Veränderungen bei den Unternehmensinvestitionen sind seit jeher ein Indikator für das künftige Wachstum von Produktion und Beschäftigung - und nicht umgekehrt, wie Keynesianer argumentieren.  Und im 3. Quartal kamen die Unternehmensinvestitionen zum Stillstand.  In den vorangegangenen Quartalen waren es die Investitionen in neue Strukturen (Büros, Produktionsanlagen usw.), die dafür sorgten, dass die Unternehmensinvestitionen rund 1 % p.a. zum vierteljährlichen Wachstum beitrugen.  Doch im 3. Quartal hat sich dies verflüchtigt.

 

 Unternehmensinvestitionen
Beitrag zum BIB-Wachstum, Jahresbasis

Und warum?  Aus zwei Gründen:
 
Erstens ist die Rentabilität von Investitionen in den produktiven Sektoren der Wirtschaft sehr gering, es sei denn, sie werden durch staatliche Steuerzuschüsse usw. subventioniert. Es gibt also keinen Anreiz zu investieren.

 

US-Profitate des Nicht-Finanzsektors, %
Messung der Federal Reserve

 Und zweitens haben die steigenden Zinssätze, die durch die Anhebung des Leitzinses durch die Fed verursacht wurden, um angeblich die Inflation zu kontrollieren, die Kreditkosten auf ein Niveau erhöht, das seit den 1970er Jahren nicht mehr erreicht wurde.

Tatsächlich weist Goldman Sachs darauf hin, dass die Zahl der unrentablen Unternehmen im Jahr 2022 fast 50 % aller börsennotierten Unternehmen erreichen wird. Der Anteil dieser Unternehmen an der Wirtschaftstätigkeit ist zwar wesentlich geringer, macht aber immer noch 10 % der gesamten Unternehmenseinnahmen und 13 % der Investitionsausgaben und der Beschäftigung aus.  GS kommentiert, dass "höhere Finanzierungskosten einige dieser Unternehmen dazu zwingen könnten, die Arbeitskosten zu senken oder sogar zu schließen. Unrentable Unternehmen neigen dazu, ihre Investitionsausgaben stärker zu kürzen, wenn sie mit Margendruck konfrontiert sind, und wir haben festgestellt, dass sie auch die Arbeitskosten stärker kürzen, wenn sie von Zinsschocks betroffen sind."

Wenn sich also das Wachstum des privaten Verbrauchs bis 2024 verlangsamen und die Unternehmensinvestitionen absolut zurückgehen werden, dann werden diese Daten für das dritte Quartal die letzten guten Nachrichten für die US-Wirtschaft sein.

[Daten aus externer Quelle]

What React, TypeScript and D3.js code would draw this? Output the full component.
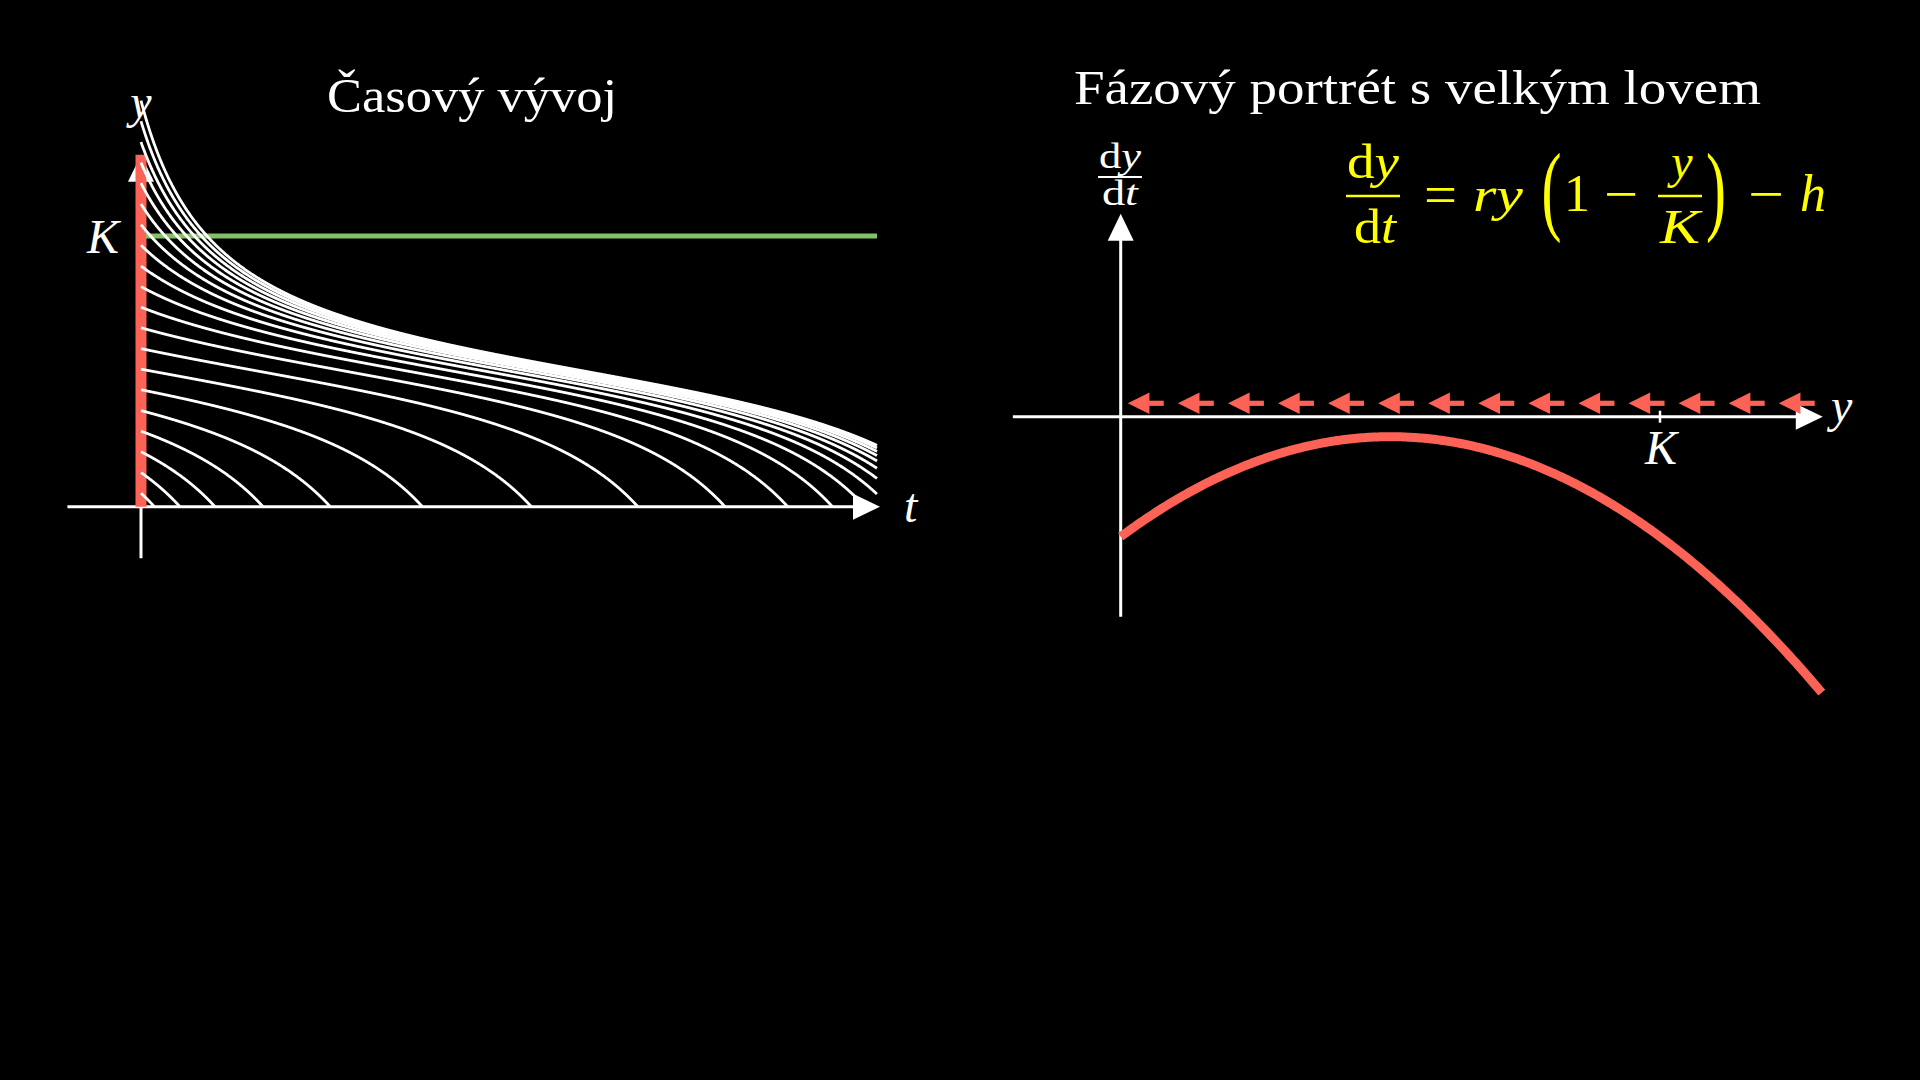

Und es gibt  weitere Anzeichen für eine Verlangsamung.  Die Zahl der offenen Stellen geht zurück, und die Zahl der von den Erwerbstätigen geleisteten Arbeitsstunden hat sich auf ein Rinnsal verlangsamt. Die meisten Prognostiker gehen nun davon aus, dass das BIP-Wachstum in den USA im nächsten Quartal auf annualisierte 0,8 % und dann im ersten Quartal 2024 auf 0,2 % zurückgehen wird. 

Darüber hinaus mag der Konsens für eine weiche Landung in den USA gelten, aber global gesehen ist das nicht der Fall. Ein zuverlässiger Hochfrequenz-Indikator für die aktuelle Wirtschaftstätigkeit ist der so genannte Einkaufsmanagerindex (PMI) - Erhebungen über die Umsätze, Aufträge und Beschäftigung von Unternehmen.  Der zusammengesetzte PMI zeigt das Aktivitätsniveau sowohl im verarbeitenden Gewerbe als auch im Dienstleistungssektor an.  Alles, was über 50 liegt, bedeutet Expansion, alles darunter bedeutet Schrumpfung.  Die jüngsten PMIs vom Oktober zeigen, dass die Weltwirtschaft am Rande einer Rezession steht, wobei nur die USA, Indien und China (und die Kriegswirtschaft Russlands) noch expandieren.  Nahezu alle anderen großen Volkswirtschaften schrumpfen im Oktober auf dieser Basis.

Die USA mögen im dritten Quartal expandiert haben, der Rest der Welt aber schrumpfte, und im Jahr 2024 könnten die USA zu ihnen stoßen.